Minor also questions former Attorney General Mike Moore's relationship with Scruggs. Scruggs gave money to Moore in his 1999 campaign, and Moore picked Scruggs to lead Mississippi's battle against big tobacco.

Minor says Moore correctly distanced himself when the feds began investigation judicial misconduct. But Minor points out that Moore drove Scruggs to the federal courthouse last year testify before the grand jury investigator minor. Minor says, that implies Moore gave Scruggs special treatment.

Moore says this is a federal case with no state charges involved, and Moore says he can't imagine what kind of treatment he would have given Scruggs.

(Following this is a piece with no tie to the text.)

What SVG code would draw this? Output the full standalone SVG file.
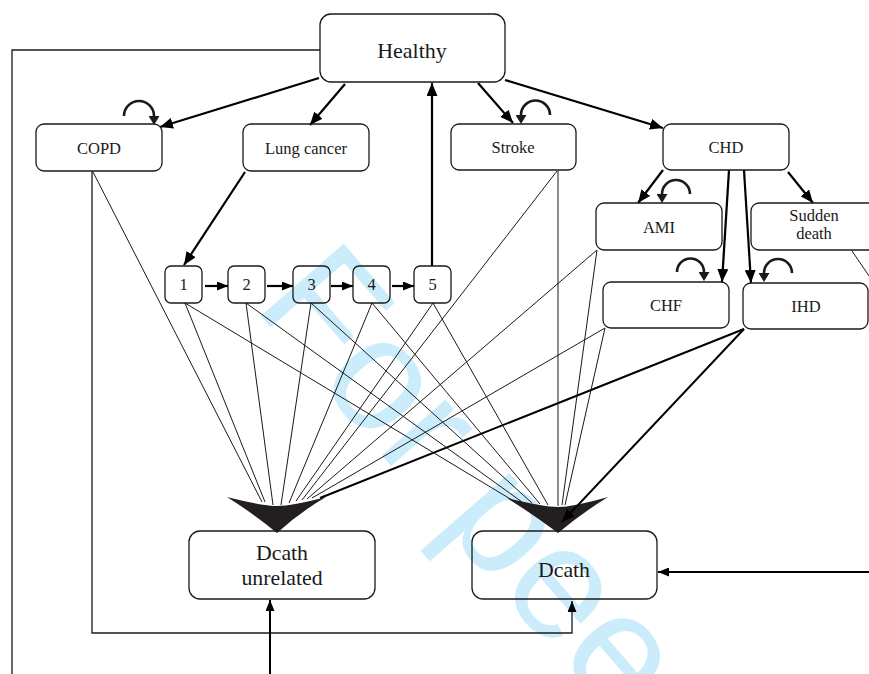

Scruggs is out of the country, but his New York publicist issued this statement: "Mr. Scruggs is not responsible for Mr. Minor's actions or the allegations against Mr. Minor. Nor has Mr. Scruggs sought or received special treatment."

U.S. Attorney Dunn Lampton says it is not proper to dicuss the case except in court. He says he will file a response to Paul Minor's motion within the next ten days.

All five defendants are set to stand trial March first. Lampton says he doesn't know if this latest legal move will delay that.